◆ **Problem statement**
Make an exact copy, from the records below, of the lines from the line containing "Rebuild this diagram" to the line containing "(nej3) at (398,637)", both lines included, excluding pictures.
◆ ◆ ◆
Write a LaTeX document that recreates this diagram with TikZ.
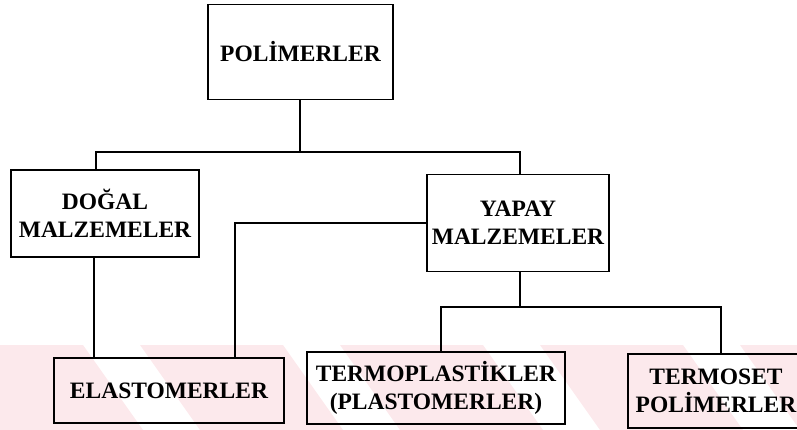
\documentclass[tikz,border=0pt]{standalone}
\usepackage{fontspec}
\setmainfont{Liberation Serif}
\definecolor{stripe}{RGB}{252,233,236}
\tikzset{
  box/.style={draw, line width=1.8pt, inner sep=0pt, align=center,
    font=\fontsize{23.5}{28}\selectfont\bfseries},
  link/.style={line width=1.8pt}
}
\begin{document}
\begin{tikzpicture}[x=1pt, y=-1pt]
\useasboundingbox (0,0) rectangle (797,430);
% pale diagonal bands along the bottom edge
\begin{scope}
  \clip (0,345) rectangle (797,430);
  \foreach \s in {-260,-60,140,340,540,740}
    \fill[stripe] (\s,345) -- ++(143,0) -- ++(60,85) -- ++(-143,0) -- cycle;
\end{scope}
% boxes
\node[box, minimum width=185pt, minimum height=95pt] (pol) at (300.5,52) {POLİMERLER};
\node[box, minimum width=188pt, minimum height=87pt] (dogal) at (105,213.5) {DOĞAL\\MALZEMELER};
\node[box, minimum width=182pt, minimum height=97pt] (yapay) at (518,223) {YAPAY\\MALZEMELER};
\node[box, minimum width=230pt, minimum height=65pt] (elast) at (169,390.5) {ELASTOMERLER};
\node[box, minimum width=258pt, minimum height=72pt] (termop) at (436,388) {TERMOPLASTİKLER\\(PLASTOMERLER)};
\node[box, minimum width=176pt, minimum height=74pt] (termos) at (716,391) {TERMOSET\\POLİMERLER};
% connector guides
\coordinate (j1) at (300,152);
\coordinate (j2) at (520,307);
\coordinate (c1) at (94,0);
\coordinate (c2) at (235,0);
\coordinate (c3) at (441,0);
\coordinate (c4) at (721,0);
\coordinate (c5) at (96,0);
% connectors
\draw[link] (pol.south -| j1) -- (j1);
\draw[link] (dogal.north -| c5) |- (j1) -| (yapay.north -| j2);
\draw[link] (dogal.south -| c1) -- (elast.north -| c1);
\draw[link] (yapay.west) -| (elast.north -| c2);
\draw[link] (yapay.south -| j2) -- (j2);
\draw[link] (termop.north -| c3) |- (j2) -| (termos.north -| c4);
\end{tikzpicture}
\end{document}
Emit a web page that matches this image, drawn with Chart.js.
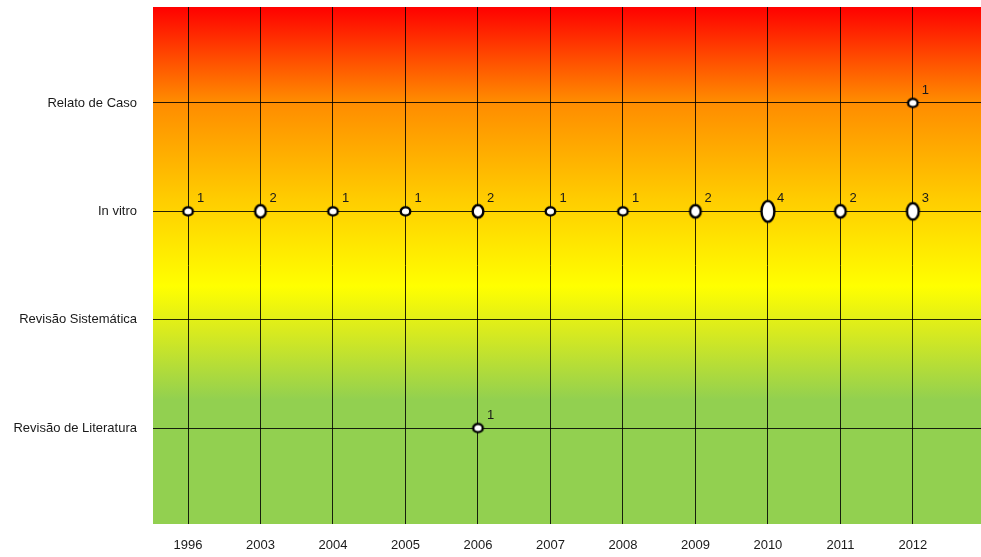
<!DOCTYPE html>
<html>
<head>
<meta charset="utf-8">
<script src="https://cdn.jsdelivr.net/npm/chart.js@4/dist/chart.umd.min.js"></script>
<style>
  html, body { margin: 0; padding: 0; background: #fff; }
  canvas { display: block; }
</style>
</head>
<body>
<canvas id="c" width="981" height="557"></canvas>
<script>
// Publication years along the horizontal axis
const years = ['1996', '2003', '2004', '2005', '2006', '2007', '2008', '2009', '2010', '2011', '2012'];

// Study types, bottom to top
const studyTypes = ['Revisão de Literatura', 'Revisão Sistemática', 'In vitro', 'Relato de Caso'];

// Number of publications per year for each study type
const literaturaCounts  = [0, 0, 0, 0, 1, 0, 0, 0, 0, 0, 0];
const sistematicaCounts = [0, 0, 0, 0, 0, 0, 0, 0, 0, 0, 0];
const inVitroCounts     = [1, 2, 1, 1, 2, 1, 1, 2, 4, 2, 3];
const relatoCounts      = [0, 0, 0, 0, 0, 0, 0, 0, 0, 0, 1];

const countsByType = [literaturaCounts, sistematicaCounts, inVitroCounts, relatoCounts];

// Points: one per (year, type) with at least one publication
const points = [];
countsByType.forEach((counts, t) => {
  counts.forEach((n, i) => {
    if (n > 0) points.push({ x: i, y: t, n: n });
  });
});

// Oval marker whose height grows with the count
function ovalMarker(n) {
  const w = 8.5 + 1.1 * n;
  const h = 4 + 4.2 * n;
  const lw = 2.4;
  const cv = document.createElement('canvas');
  cv.width = Math.ceil(w + lw * 2);
  cv.height = Math.ceil(h + lw * 2);
  const g = cv.getContext('2d');
  g.beginPath();
  g.ellipse(cv.width / 2, cv.height / 2, w / 2, h / 2, 0, 0, Math.PI * 2);
  g.fillStyle = '#ffffff';
  g.fill();
  g.lineWidth = lw;
  g.strokeStyle = '#000000';
  g.stroke();
  return cv;
}

// Red -> yellow -> green band behind the plot
const backgroundBand = {
  id: 'backgroundBand',
  beforeDraw(chart) {
    const { ctx, chartArea: a } = chart;
    const grad = ctx.createLinearGradient(0, a.top, 0, a.bottom);
    grad.addColorStop(0.00, '#ff0000');
    grad.addColorStop(0.18, '#ff8a00');
    grad.addColorStop(0.37, '#ffcc00');
    grad.addColorStop(0.54, '#ffff00');
    grad.addColorStop(0.62, '#dcec1c');
    grad.addColorStop(0.76, '#92d050');
    grad.addColorStop(1.00, '#92d050');
    ctx.save();
    ctx.fillStyle = grad;
    ctx.fillRect(a.left, a.top, a.right - a.left, a.bottom - a.top);
    ctx.restore();
  }
};

// Count written above-right of each marker
const countLabels = {
  id: 'countLabels',
  afterDatasetsDraw(chart) {
    const { ctx } = chart;
    const meta = chart.getDatasetMeta(0);
    ctx.save();
    ctx.font = '13px "Liberation Sans", Arial, sans-serif';
    ctx.fillStyle = '#1a1a1a';
    ctx.textAlign = 'left';
    ctx.textBaseline = 'middle';
    meta.data.forEach((el, i) => {
      const p = chart.data.datasets[0].data[i];
      ctx.fillText(String(p.n), el.x + 9, el.y - 13);
    });
    ctx.restore();
  }
};

new Chart(document.getElementById('c'), {
  type: 'scatter',
  data: {
    datasets: [{
      data: points,
      pointStyle: points.map(p => ovalMarker(p.n)),
      pointRadius: 6,
      pointHoverRadius: 6
    }]
  },
  options: {
    responsive: false,
    animation: false,
    events: [],
    layout: { autoPadding: false, padding: { top: 7, right: 0, bottom: 0, left: 0 } },
    plugins: {
      legend: { display: false },
      tooltip: { enabled: false }
    },
    scales: {
      x: {
        type: 'linear',
        min: -0.483,
        max: 10.94,
        afterBuildTicks(scale) {
          scale.ticks = years.map((y, i) => ({ value: i }));
        },
        afterFit(scale) {
          scale.height = 33;
          scale.paddingLeft = 0;
          scale.paddingRight = 0;
        },
        ticks: {
          padding: 14,
          color: '#1a1a1a',
          font: { family: '"Liberation Sans", Arial, sans-serif', size: 13 },
          callback: v => years[v]
        },
        grid: { color: 'rgba(0,0,0,0.85)', lineWidth: 1, drawTicks: false },
        border: { display: false }
      },
      y: {
        type: 'linear',
        min: -0.886,
        max: 3.886,
        afterBuildTicks(scale) {
          scale.ticks = studyTypes.map((s, i) => ({ value: i }));
        },
        afterFit(scale) {
          scale.width = 153;
          scale.paddingTop = 0;
          scale.paddingBottom = 0;
        },
        ticks: {
          padding: 16,
          color: '#1a1a1a',
          font: { family: '"Liberation Sans", Arial, sans-serif', size: 13 },
          callback: v => studyTypes[v]
        },
        grid: { color: 'rgba(0,0,0,0.85)', lineWidth: 1, drawTicks: false },
        border: { display: false }
      }
    }
  },
  plugins: [backgroundBand, countLabels]
});
</script>
</body>
</html>
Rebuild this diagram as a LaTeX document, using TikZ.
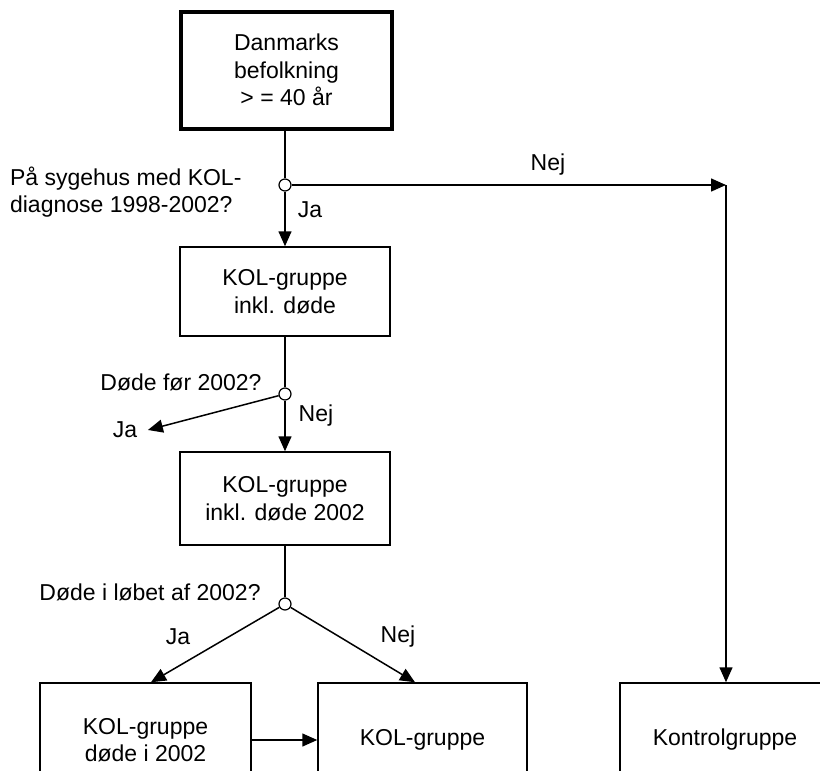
\documentclass[tikz,border=0pt]{standalone}
\usepackage{fontspec}
\setmainfont{Liberation Sans}
\usetikzlibrary{arrows.meta}

\tikzset{
 boks/.style={draw, line width=1.5pt, minimum width=210pt, minimum height=90pt, align=center, inner sep=0pt},
 valg/.style={circle, draw, fill=white, line width=1.2pt, minimum size=12pt, inner sep=0pt},
 pil/.style={-{Triangle[length=15pt,width=13pt]}},
}

\begin{document}
\begin{tikzpicture}[x=1pt,y=-1pt,line width=1.5pt,font=\fontsize{23pt}{27.5pt}\selectfont]
 \useasboundingbox (0,0) rectangle (820,771);
 \clip (0,0) rectangle (820,771);

 % kasser
 \node[boks, line width=4pt, minimum width=211pt, minimum height=117pt] (dk) at (286.5,70) {Danmarks\\befolkning\\> = 40 år};
 \node[boks, minimum height=89pt] (kolinkl) at (285,291.5) {KOL-gruppe\\inkl. døde};
 \node[boks, minimum height=93pt] (kol2002) at (285,498.5) {KOL-gruppe\\inkl. døde 2002};
 \node[boks, minimum width=211pt, minimum height=114pt] (koldoede) at (145.5,740) {KOL-gruppe\\døde i 2002};
 \node[boks, minimum width=209pt, minimum height=114pt] (kol) at (422.5,740) {KOL-gruppe};
 \node[boks, minimum height=114pt] (kontrol) at (725,740) {Kontrolgruppe};

 % valg
 \node[valg] (v1) at (285,185) {};
 \node[valg] (v2) at (285,394) {};
 \node[valg] (v3) at (285,604) {};
 \coordinate (knaek) at (726,185);

 % tekster
 \node[anchor=west, align=left] (q1) at (6,192) {På sygehus med KOL-\\diagnose 1998-2002?};
 \node (q2) at (181,382) {Døde før 2002?};
 \node (q3) at (150,592) {Døde i løbet af 2002?};
 \node (nej1) at (548,165) {Nej};
 \node (ja1) at (310,210) {Ja};
 \node (nej2) at (316,416) {Nej};
 \node[inner sep=10pt] (ja2) at (125,430) {Ja};
 \node (ja3) at (178,637) {Ja};
 \node (nej3) at (398,637) {Nej};

 % pile
 \draw (dk.south -| v1) -- (v1);
 \draw[pil] (v1) -- (kolinkl);
 \draw[pil] (v1) -- (knaek);
 \draw[pil] (knaek) -- (kontrol.north -| knaek);

 \draw (kolinkl) -- (v2);
 \draw[pil] (v2) -- (kol2002);
 \draw[pil] (v2) -- (ja2.east);

 \draw (kol2002) -- (v3);
 \draw[pil] (v3) -- ([xshift=5.5pt]koldoede.north);
 \draw[pil] (v3) -- ([xshift=-7.5pt]kol.north);
 \draw[pil] (koldoede) -- (kol);
\end{tikzpicture}
\end{document}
◆ ◆ ◆
◆ **Exercise output**
Rebuild this diagram as a LaTeX document, using TikZ.
\documentclass[tikz,border=0pt]{standalone}
\usepackage{fontspec}
\setmainfont{Liberation Sans}
\usetikzlibrary{arrows.meta}

\tikzset{
 boks/.style={draw, line width=1.5pt, minimum width=210pt, minimum height=90pt, align=center, inner sep=0pt},
 valg/.style={circle, draw, fill=white, line width=1.2pt, minimum size=12pt, inner sep=0pt},
 pil/.style={-{Triangle[length=15pt,width=13pt]}},
}

\begin{document}
\begin{tikzpicture}[x=1pt,y=-1pt,line width=1.5pt,font=\fontsize{23pt}{27.5pt}\selectfont]
 \useasboundingbox (0,0) rectangle (820,771);
 \clip (0,0) rectangle (820,771);

 % kasser
 \node[boks, line width=4pt, minimum width=211pt, minimum height=117pt] (dk) at (286.5,70) {Danmarks\\befolkning\\> = 40 år};
 \node[boks, minimum height=89pt] (kolinkl) at (285,291.5) {KOL-gruppe\\inkl. døde};
 \node[boks, minimum height=93pt] (kol2002) at (285,498.5) {KOL-gruppe\\inkl. døde 2002};
 \node[boks, minimum width=211pt, minimum height=114pt] (koldoede) at (145.5,740) {KOL-gruppe\\døde i 2002};
 \node[boks, minimum width=209pt, minimum height=114pt] (kol) at (422.5,740) {KOL-gruppe};
 \node[boks, minimum height=114pt] (kontrol) at (725,740) {Kontrolgruppe};

 % valg
 \node[valg] (v1) at (285,185) {};
 \node[valg] (v2) at (285,394) {};
 \node[valg] (v3) at (285,604) {};
 \coordinate (knaek) at (726,185);

 % tekster
 \node[anchor=west, align=left] (q1) at (6,192) {På sygehus med KOL-\\diagnose 1998-2002?};
 \node (q2) at (181,382) {Døde før 2002?};
 \node (q3) at (150,592) {Døde i løbet af 2002?};
 \node (nej1) at (548,165) {Nej};
 \node (ja1) at (310,210) {Ja};
 \node (nej2) at (316,416) {Nej};
 \node[inner sep=10pt] (ja2) at (125,430) {Ja};
 \node (ja3) at (178,637) {Ja};
 \node (nej3) at (398,637) {Nej};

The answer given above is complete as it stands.